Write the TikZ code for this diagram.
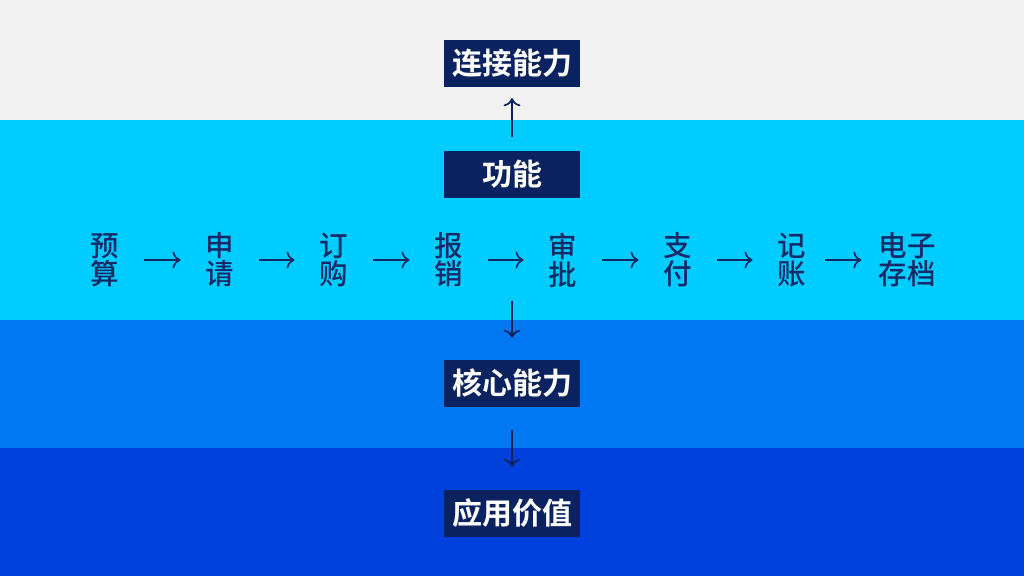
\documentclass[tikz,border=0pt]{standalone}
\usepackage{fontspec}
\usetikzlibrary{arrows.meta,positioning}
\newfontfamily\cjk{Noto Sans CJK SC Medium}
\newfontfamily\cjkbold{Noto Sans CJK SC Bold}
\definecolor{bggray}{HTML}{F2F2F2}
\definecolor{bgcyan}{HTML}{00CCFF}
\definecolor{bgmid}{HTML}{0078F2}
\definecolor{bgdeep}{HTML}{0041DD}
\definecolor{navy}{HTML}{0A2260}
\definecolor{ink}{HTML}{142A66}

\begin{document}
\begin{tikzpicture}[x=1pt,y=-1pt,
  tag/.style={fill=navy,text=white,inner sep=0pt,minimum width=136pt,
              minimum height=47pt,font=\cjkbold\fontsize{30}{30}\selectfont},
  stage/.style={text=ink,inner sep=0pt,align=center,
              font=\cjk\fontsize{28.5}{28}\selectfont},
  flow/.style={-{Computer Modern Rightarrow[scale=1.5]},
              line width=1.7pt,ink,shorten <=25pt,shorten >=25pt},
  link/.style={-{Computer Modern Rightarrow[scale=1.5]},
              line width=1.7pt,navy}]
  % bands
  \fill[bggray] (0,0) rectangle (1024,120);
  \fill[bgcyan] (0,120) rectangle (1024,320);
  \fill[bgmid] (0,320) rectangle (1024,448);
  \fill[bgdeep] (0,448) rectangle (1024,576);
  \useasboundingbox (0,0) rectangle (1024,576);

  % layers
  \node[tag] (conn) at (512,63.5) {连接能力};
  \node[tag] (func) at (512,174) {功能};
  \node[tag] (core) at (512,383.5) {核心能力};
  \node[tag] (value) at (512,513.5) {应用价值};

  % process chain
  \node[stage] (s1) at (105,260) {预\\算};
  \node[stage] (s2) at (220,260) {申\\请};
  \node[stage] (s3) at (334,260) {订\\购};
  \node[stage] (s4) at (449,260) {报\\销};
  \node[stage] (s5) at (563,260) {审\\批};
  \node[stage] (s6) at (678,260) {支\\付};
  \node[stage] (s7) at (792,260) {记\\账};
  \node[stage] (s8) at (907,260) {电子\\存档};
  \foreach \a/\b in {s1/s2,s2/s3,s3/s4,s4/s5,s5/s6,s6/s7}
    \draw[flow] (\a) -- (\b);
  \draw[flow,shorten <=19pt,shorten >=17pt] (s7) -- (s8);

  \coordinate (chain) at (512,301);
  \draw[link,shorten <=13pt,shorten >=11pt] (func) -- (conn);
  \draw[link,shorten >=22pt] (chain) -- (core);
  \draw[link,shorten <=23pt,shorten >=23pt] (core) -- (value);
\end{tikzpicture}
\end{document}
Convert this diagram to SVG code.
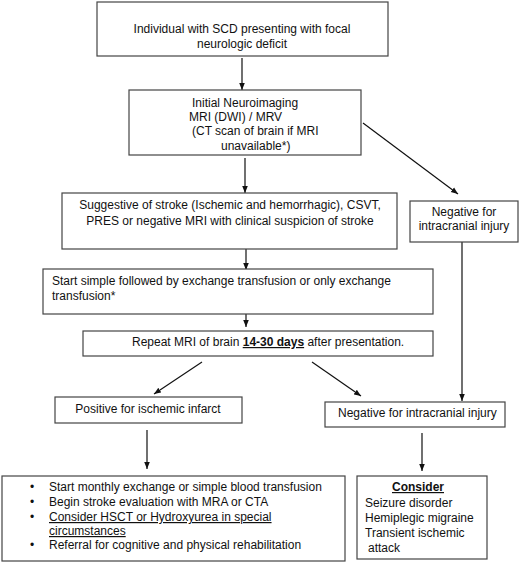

What is required: Could you repeat exactly the lines from the first one of the records above through the line containing "(value) at (512,513.5)", leaving out any pictures?

Task output:
Write the TikZ code for this diagram.
\documentclass[tikz,border=0pt]{standalone}
\usepackage{fontspec}
\usetikzlibrary{arrows.meta,positioning}
\newfontfamily\cjk{Noto Sans CJK SC Medium}
\newfontfamily\cjkbold{Noto Sans CJK SC Bold}
\definecolor{bggray}{HTML}{F2F2F2}
\definecolor{bgcyan}{HTML}{00CCFF}
\definecolor{bgmid}{HTML}{0078F2}
\definecolor{bgdeep}{HTML}{0041DD}
\definecolor{navy}{HTML}{0A2260}
\definecolor{ink}{HTML}{142A66}

\begin{document}
\begin{tikzpicture}[x=1pt,y=-1pt,
  tag/.style={fill=navy,text=white,inner sep=0pt,minimum width=136pt,
              minimum height=47pt,font=\cjkbold\fontsize{30}{30}\selectfont},
  stage/.style={text=ink,inner sep=0pt,align=center,
              font=\cjk\fontsize{28.5}{28}\selectfont},
  flow/.style={-{Computer Modern Rightarrow[scale=1.5]},
              line width=1.7pt,ink,shorten <=25pt,shorten >=25pt},
  link/.style={-{Computer Modern Rightarrow[scale=1.5]},
              line width=1.7pt,navy}]
  % bands
  \fill[bggray] (0,0) rectangle (1024,120);
  \fill[bgcyan] (0,120) rectangle (1024,320);
  \fill[bgmid] (0,320) rectangle (1024,448);
  \fill[bgdeep] (0,448) rectangle (1024,576);
  \useasboundingbox (0,0) rectangle (1024,576);

  % layers
  \node[tag] (conn) at (512,63.5) {连接能力};
  \node[tag] (func) at (512,174) {功能};
  \node[tag] (core) at (512,383.5) {核心能力};
  \node[tag] (value) at (512,513.5) {应用价值};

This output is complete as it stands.